>> Start

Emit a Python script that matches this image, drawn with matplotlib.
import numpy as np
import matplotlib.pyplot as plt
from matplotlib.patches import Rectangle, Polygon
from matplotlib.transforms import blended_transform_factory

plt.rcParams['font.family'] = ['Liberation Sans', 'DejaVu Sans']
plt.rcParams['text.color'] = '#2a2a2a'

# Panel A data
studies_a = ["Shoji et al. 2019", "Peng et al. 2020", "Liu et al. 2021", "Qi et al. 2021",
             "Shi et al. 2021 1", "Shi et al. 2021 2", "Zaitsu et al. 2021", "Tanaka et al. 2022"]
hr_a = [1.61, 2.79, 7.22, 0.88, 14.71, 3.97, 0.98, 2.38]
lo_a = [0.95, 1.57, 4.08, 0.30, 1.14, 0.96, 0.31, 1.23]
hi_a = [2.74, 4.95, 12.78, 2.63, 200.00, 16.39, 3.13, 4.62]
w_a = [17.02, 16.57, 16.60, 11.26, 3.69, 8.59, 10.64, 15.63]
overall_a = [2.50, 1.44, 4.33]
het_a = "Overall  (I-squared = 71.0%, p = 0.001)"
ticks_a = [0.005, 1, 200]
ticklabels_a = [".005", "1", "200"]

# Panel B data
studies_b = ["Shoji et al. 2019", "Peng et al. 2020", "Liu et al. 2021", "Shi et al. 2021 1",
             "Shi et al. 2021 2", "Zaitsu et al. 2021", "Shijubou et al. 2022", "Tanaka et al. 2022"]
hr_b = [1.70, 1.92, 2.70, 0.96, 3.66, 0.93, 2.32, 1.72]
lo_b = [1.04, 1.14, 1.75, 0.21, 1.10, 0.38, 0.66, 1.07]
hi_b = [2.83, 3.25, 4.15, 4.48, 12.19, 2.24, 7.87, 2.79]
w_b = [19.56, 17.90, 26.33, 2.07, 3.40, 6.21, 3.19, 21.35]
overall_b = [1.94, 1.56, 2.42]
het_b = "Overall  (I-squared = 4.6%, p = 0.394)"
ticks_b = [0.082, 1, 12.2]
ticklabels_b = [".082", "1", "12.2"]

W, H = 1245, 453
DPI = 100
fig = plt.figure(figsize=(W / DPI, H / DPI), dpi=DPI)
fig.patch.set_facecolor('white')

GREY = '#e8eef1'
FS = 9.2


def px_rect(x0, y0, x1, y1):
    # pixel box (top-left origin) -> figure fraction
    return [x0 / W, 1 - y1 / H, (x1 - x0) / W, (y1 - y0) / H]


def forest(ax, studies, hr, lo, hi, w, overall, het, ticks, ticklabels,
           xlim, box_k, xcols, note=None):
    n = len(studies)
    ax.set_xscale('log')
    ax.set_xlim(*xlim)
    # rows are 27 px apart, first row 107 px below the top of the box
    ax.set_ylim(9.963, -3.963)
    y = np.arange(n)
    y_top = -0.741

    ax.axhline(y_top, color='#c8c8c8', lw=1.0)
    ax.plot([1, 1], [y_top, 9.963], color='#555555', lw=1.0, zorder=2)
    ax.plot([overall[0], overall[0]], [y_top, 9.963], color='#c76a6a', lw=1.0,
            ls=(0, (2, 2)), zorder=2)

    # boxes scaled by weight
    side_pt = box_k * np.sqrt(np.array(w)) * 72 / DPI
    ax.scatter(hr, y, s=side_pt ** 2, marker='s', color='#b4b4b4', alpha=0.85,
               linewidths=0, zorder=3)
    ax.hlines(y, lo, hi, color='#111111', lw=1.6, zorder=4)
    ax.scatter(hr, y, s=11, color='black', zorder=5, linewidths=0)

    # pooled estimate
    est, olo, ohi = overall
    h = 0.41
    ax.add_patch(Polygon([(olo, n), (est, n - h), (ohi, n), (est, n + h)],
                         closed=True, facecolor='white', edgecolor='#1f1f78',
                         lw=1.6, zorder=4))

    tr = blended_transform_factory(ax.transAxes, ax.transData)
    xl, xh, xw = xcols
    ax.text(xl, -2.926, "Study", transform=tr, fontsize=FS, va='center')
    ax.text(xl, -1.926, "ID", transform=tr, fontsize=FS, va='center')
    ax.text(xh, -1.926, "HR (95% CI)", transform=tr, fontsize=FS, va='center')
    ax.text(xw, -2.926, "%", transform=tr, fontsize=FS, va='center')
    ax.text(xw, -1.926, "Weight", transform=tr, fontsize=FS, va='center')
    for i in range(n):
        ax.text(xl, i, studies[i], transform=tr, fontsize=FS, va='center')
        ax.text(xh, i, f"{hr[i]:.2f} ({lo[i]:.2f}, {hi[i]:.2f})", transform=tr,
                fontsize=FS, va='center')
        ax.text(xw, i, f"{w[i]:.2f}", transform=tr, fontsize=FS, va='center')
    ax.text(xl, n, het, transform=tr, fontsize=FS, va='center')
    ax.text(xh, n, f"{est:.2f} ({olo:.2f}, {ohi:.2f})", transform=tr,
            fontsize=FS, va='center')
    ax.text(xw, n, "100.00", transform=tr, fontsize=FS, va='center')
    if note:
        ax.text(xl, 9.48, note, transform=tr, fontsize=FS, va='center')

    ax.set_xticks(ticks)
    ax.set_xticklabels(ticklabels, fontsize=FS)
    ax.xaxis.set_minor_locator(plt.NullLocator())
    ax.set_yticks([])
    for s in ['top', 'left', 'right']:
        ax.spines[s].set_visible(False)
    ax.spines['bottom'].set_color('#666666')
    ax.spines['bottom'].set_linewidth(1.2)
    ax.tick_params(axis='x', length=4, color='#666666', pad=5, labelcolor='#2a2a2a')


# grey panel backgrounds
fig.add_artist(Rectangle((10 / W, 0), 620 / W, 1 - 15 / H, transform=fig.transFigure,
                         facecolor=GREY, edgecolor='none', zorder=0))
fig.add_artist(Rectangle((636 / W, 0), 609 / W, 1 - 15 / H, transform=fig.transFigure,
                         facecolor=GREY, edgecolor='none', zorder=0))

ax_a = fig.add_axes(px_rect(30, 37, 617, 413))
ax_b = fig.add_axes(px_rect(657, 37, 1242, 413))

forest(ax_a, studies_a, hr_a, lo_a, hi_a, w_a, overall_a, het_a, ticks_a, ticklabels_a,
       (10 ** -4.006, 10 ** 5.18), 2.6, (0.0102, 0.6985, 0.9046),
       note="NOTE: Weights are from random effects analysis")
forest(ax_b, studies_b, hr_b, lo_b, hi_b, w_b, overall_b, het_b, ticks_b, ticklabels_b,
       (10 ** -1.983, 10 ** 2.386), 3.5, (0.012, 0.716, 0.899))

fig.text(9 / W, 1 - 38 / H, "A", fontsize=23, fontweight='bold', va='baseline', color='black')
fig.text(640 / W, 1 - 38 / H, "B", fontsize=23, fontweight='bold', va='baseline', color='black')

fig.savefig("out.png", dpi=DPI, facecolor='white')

>> End

» Short exercise
Copy every line exactly. Leave nothing out.

» Response to the exercise
Emit a Python script that matches this image, drawn with matplotlib.
import numpy as np
import matplotlib.pyplot as plt
from matplotlib.patches import Rectangle, Polygon
from matplotlib.transforms import blended_transform_factory

plt.rcParams['font.family'] = ['Liberation Sans', 'DejaVu Sans']
plt.rcParams['text.color'] = '#2a2a2a'

# Panel A data
studies_a = ["Shoji et al. 2019", "Peng et al. 2020", "Liu et al. 2021", "Qi et al. 2021",
             "Shi et al. 2021 1", "Shi et al. 2021 2", "Zaitsu et al. 2021", "Tanaka et al. 2022"]
hr_a = [1.61, 2.79, 7.22, 0.88, 14.71, 3.97, 0.98, 2.38]
lo_a = [0.95, 1.57, 4.08, 0.30, 1.14, 0.96, 0.31, 1.23]
hi_a = [2.74, 4.95, 12.78, 2.63, 200.00, 16.39, 3.13, 4.62]
w_a = [17.02, 16.57, 16.60, 11.26, 3.69, 8.59, 10.64, 15.63]
overall_a = [2.50, 1.44, 4.33]
het_a = "Overall  (I-squared = 71.0%, p = 0.001)"
ticks_a = [0.005, 1, 200]
ticklabels_a = [".005", "1", "200"]

# Panel B data
studies_b = ["Shoji et al. 2019", "Peng et al. 2020", "Liu et al. 2021", "Shi et al. 2021 1",
             "Shi et al. 2021 2", "Zaitsu et al. 2021", "Shijubou et al. 2022", "Tanaka et al. 2022"]
hr_b = [1.70, 1.92, 2.70, 0.96, 3.66, 0.93, 2.32, 1.72]
lo_b = [1.04, 1.14, 1.75, 0.21, 1.10, 0.38, 0.66, 1.07]
hi_b = [2.83, 3.25, 4.15, 4.48, 12.19, 2.24, 7.87, 2.79]
w_b = [19.56, 17.90, 26.33, 2.07, 3.40, 6.21, 3.19, 21.35]
overall_b = [1.94, 1.56, 2.42]
het_b = "Overall  (I-squared = 4.6%, p = 0.394)"
ticks_b = [0.082, 1, 12.2]
ticklabels_b = [".082", "1", "12.2"]

W, H = 1245, 453
DPI = 100
fig = plt.figure(figsize=(W / DPI, H / DPI), dpi=DPI)
fig.patch.set_facecolor('white')

GREY = '#e8eef1'
FS = 9.2


def px_rect(x0, y0, x1, y1):
    # pixel box (top-left origin) -> figure fraction
    return [x0 / W, 1 - y1 / H, (x1 - x0) / W, (y1 - y0) / H]


def forest(ax, studies, hr, lo, hi, w, overall, het, ticks, ticklabels,
           xlim, box_k, xcols, note=None):
    n = len(studies)
    ax.set_xscale('log')
    ax.set_xlim(*xlim)
    # rows are 27 px apart, first row 107 px below the top of the box
    ax.set_ylim(9.963, -3.963)
    y = np.arange(n)
    y_top = -0.741

    ax.axhline(y_top, color='#c8c8c8', lw=1.0)
    ax.plot([1, 1], [y_top, 9.963], color='#555555', lw=1.0, zorder=2)
    ax.plot([overall[0], overall[0]], [y_top, 9.963], color='#c76a6a', lw=1.0,
            ls=(0, (2, 2)), zorder=2)

    # boxes scaled by weight
    side_pt = box_k * np.sqrt(np.array(w)) * 72 / DPI
    ax.scatter(hr, y, s=side_pt ** 2, marker='s', color='#b4b4b4', alpha=0.85,
               linewidths=0, zorder=3)
    ax.hlines(y, lo, hi, color='#111111', lw=1.6, zorder=4)
    ax.scatter(hr, y, s=11, color='black', zorder=5, linewidths=0)

    # pooled estimate
    est, olo, ohi = overall
    h = 0.41
    ax.add_patch(Polygon([(olo, n), (est, n - h), (ohi, n), (est, n + h)],
                         closed=True, facecolor='white', edgecolor='#1f1f78',
                         lw=1.6, zorder=4))

    tr = blended_transform_factory(ax.transAxes, ax.transData)
    xl, xh, xw = xcols
    ax.text(xl, -2.926, "Study", transform=tr, fontsize=FS, va='center')
    ax.text(xl, -1.926, "ID", transform=tr, fontsize=FS, va='center')
    ax.text(xh, -1.926, "HR (95% CI)", transform=tr, fontsize=FS, va='center')
    ax.text(xw, -2.926, "%", transform=tr, fontsize=FS, va='center')
    ax.text(xw, -1.926, "Weight", transform=tr, fontsize=FS, va='center')
    for i in range(n):
        ax.text(xl, i, studies[i], transform=tr, fontsize=FS, va='center')
        ax.text(xh, i, f"{hr[i]:.2f} ({lo[i]:.2f}, {hi[i]:.2f})", transform=tr,
                fontsize=FS, va='center')
        ax.text(xw, i, f"{w[i]:.2f}", transform=tr, fontsize=FS, va='center')
    ax.text(xl, n, het, transform=tr, fontsize=FS, va='center')
    ax.text(xh, n, f"{est:.2f} ({olo:.2f}, {ohi:.2f})", transform=tr,
            fontsize=FS, va='center')
    ax.text(xw, n, "100.00", transform=tr, fontsize=FS, va='center')
    if note:
        ax.text(xl, 9.48, note, transform=tr, fontsize=FS, va='center')

    ax.set_xticks(ticks)
    ax.set_xticklabels(ticklabels, fontsize=FS)
    ax.xaxis.set_minor_locator(plt.NullLocator())
    ax.set_yticks([])
    for s in ['top', 'left', 'right']:
        ax.spines[s].set_visible(False)
    ax.spines['bottom'].set_color('#666666')
    ax.spines['bottom'].set_linewidth(1.2)
    ax.tick_params(axis='x', length=4, color='#666666', pad=5, labelcolor='#2a2a2a')


# grey panel backgrounds
fig.add_artist(Rectangle((10 / W, 0), 620 / W, 1 - 15 / H, transform=fig.transFigure,
                         facecolor=GREY, edgecolor='none', zorder=0))
fig.add_artist(Rectangle((636 / W, 0), 609 / W, 1 - 15 / H, transform=fig.transFigure,
                         facecolor=GREY, edgecolor='none', zorder=0))

ax_a = fig.add_axes(px_rect(30, 37, 617, 413))
ax_b = fig.add_axes(px_rect(657, 37, 1242, 413))

forest(ax_a, studies_a, hr_a, lo_a, hi_a, w_a, overall_a, het_a, ticks_a, ticklabels_a,
       (10 ** -4.006, 10 ** 5.18), 2.6, (0.0102, 0.6985, 0.9046),
       note="NOTE: Weights are from random effects analysis")
forest(ax_b, studies_b, hr_b, lo_b, hi_b, w_b, overall_b, het_b, ticks_b, ticklabels_b,
       (10 ** -1.983, 10 ** 2.386), 3.5, (0.012, 0.716, 0.899))

fig.text(9 / W, 1 - 38 / H, "A", fontsize=23, fontweight='bold', va='baseline', color='black')
fig.text(640 / W, 1 - 38 / H, "B", fontsize=23, fontweight='bold', va='baseline', color='black')

fig.savefig("out.png", dpi=DPI, facecolor='white')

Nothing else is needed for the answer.